>> START

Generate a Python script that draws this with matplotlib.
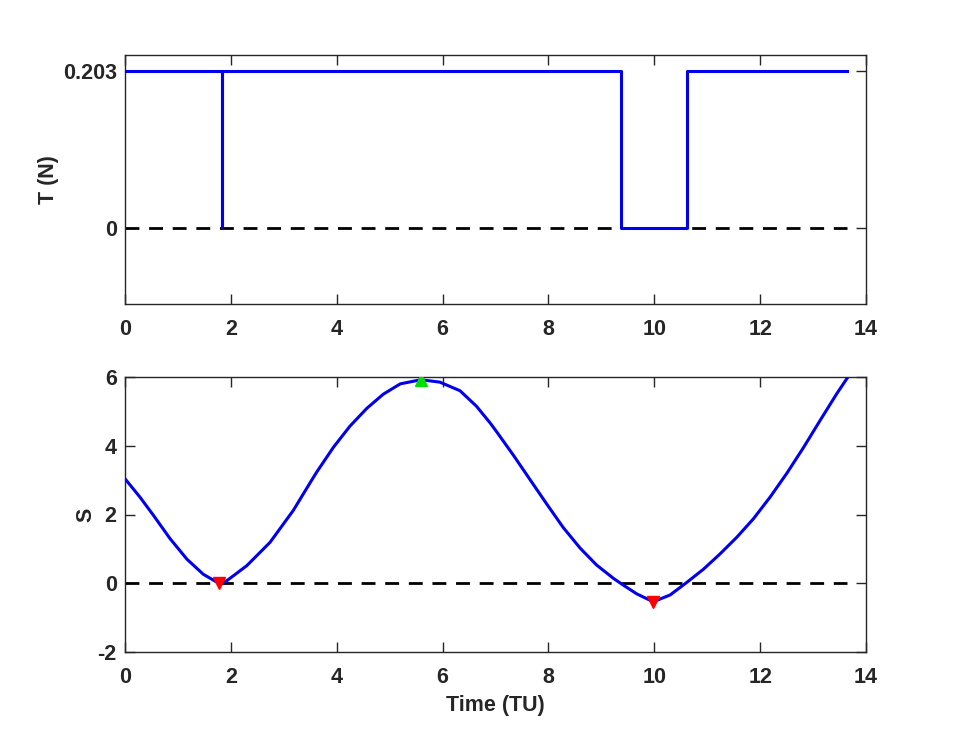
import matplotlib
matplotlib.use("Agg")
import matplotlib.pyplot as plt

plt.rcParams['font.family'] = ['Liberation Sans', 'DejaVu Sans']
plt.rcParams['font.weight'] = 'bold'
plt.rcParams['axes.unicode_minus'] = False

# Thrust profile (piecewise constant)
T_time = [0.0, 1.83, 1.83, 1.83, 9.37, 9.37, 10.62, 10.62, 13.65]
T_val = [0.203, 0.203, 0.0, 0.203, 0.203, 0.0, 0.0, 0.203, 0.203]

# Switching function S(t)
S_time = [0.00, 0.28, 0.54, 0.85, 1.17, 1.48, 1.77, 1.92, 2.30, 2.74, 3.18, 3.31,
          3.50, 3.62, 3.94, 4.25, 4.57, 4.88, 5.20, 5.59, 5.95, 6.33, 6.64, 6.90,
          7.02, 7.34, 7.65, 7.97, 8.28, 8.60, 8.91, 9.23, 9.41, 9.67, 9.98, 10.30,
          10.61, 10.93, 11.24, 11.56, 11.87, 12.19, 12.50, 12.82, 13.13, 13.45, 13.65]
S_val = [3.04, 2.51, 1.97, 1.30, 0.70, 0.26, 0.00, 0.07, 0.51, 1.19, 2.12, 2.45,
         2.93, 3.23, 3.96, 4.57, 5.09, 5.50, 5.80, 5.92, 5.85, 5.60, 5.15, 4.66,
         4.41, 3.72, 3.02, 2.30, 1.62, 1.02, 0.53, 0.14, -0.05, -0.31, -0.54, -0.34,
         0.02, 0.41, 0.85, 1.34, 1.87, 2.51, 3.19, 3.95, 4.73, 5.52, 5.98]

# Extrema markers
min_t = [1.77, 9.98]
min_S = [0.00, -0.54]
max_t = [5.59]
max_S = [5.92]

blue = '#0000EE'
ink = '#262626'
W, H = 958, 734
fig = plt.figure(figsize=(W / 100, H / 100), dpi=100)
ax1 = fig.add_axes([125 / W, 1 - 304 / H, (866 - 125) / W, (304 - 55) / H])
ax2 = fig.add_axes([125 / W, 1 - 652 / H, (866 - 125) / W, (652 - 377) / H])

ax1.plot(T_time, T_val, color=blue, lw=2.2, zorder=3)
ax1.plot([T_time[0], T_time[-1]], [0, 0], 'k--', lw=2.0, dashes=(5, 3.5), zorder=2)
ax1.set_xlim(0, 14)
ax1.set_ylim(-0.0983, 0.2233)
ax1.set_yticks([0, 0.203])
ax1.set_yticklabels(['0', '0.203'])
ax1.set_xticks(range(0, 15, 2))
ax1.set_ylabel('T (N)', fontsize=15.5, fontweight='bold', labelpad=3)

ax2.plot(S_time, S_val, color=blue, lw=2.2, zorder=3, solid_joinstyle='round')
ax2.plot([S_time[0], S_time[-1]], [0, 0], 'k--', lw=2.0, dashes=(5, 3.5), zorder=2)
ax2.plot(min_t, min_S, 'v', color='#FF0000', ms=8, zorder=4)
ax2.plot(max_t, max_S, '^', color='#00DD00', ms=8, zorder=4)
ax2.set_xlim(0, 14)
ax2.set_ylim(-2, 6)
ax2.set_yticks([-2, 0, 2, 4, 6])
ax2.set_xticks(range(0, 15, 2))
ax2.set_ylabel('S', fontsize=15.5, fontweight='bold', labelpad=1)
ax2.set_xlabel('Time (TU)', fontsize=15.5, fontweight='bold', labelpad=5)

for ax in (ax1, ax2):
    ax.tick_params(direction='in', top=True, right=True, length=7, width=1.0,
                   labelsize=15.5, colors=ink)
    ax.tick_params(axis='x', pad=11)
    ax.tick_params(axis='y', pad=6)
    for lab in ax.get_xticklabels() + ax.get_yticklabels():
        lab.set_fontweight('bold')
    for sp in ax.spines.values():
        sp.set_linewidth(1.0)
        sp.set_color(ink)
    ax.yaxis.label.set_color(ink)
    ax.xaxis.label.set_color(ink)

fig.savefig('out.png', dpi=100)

>> END

• _What is asked_: Leave out any pictures and return exactly the lines from the beginning of the data through the line with "0.0, 0.203, 0.203]", inclusive.

• _Finished task_:
Generate a Python script that draws this with matplotlib.
import matplotlib
matplotlib.use("Agg")
import matplotlib.pyplot as plt

plt.rcParams['font.family'] = ['Liberation Sans', 'DejaVu Sans']
plt.rcParams['font.weight'] = 'bold'
plt.rcParams['axes.unicode_minus'] = False

# Thrust profile (piecewise constant)
T_time = [0.0, 1.83, 1.83, 1.83, 9.37, 9.37, 10.62, 10.62, 13.65]
T_val = [0.203, 0.203, 0.0, 0.203, 0.203, 0.0, 0.0, 0.203, 0.203]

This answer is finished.